As a writer, be it an author, poet or a lyricist, one is bound to experience a feeling of complete inability to be creative and come up with new things — AKA writer’s block. And there is, perhaps, no way to deal with it, other than to wait it out or engage in things that might help one open up the avenue to be creative. Despite being a gifted lyricist, MF Doom also suffered from block every so often and had some novel ways to get over it.
MF Doom, the man behind songs with some of the most mindboggling lyrics known to man, was bound to face similar issues. His lyrics range from being some of the most politically-charged writings to talking about loss; from coming up with some of the most vulgar lyrics to not being afraid to throw some shade now and then.
What’s interesting about MF Doom is the change of pace and themes of his songs was something that he very consciously did, as a performer. He created these different personas from whose perspective the songs were sung. So, ‘Doomsday’ was by the character Doom, shaped by the iconic Gladiator-inspired metal mask. ‘Lickupon’ was by the character Viktor Vaughn, inspired by the Marvel character Dr Victor Von Doom. Viktor Vaughn was unlike Doom in the sense that the former was a villain with a looser tongue, who relished in all things vulgar.

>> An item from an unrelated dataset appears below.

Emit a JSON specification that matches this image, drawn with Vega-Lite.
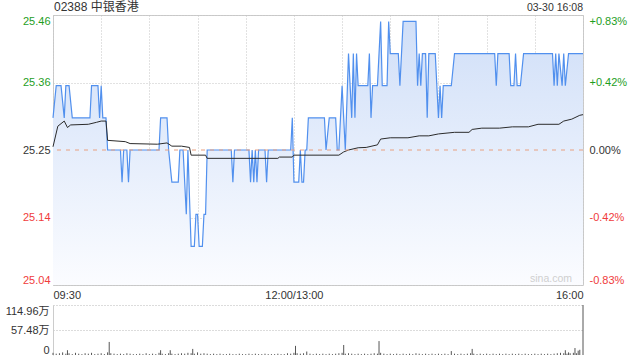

With such a varied, yet well thought out and intricately designed performance of some of the greatest songs in hip hop culture, Daniel Dumile, best known as MF Doom, was bound to experience writer’s block, like any other writer, some time or the other, wasn’t he? So, what did he do to overcome this? In an interview he revealed how he triumphs over the barrier: “I’ll do something like, I’ll read…I get inspiration from a lot of different things, like, nature, silence…playing with my children.”
MF Doom explains creativity like something that comes to you, a stream of energy- when it hits, there’s no stopping it, but you can’t force it. So, he says, “When it subsides, when it goes back, you can step back for a second and you know, there’s no way to really make it happen.”
What makes Dumile’s opinion on the subject all the more important is probably the fact that he doesn’t shy away from being so candid about his process. He discloses to his audience that even as an established singer/ songwriter/rapper/musician, he sometimes struggles to put things into words, and that should never be something that one puts oneself down for. It happens to the best of them.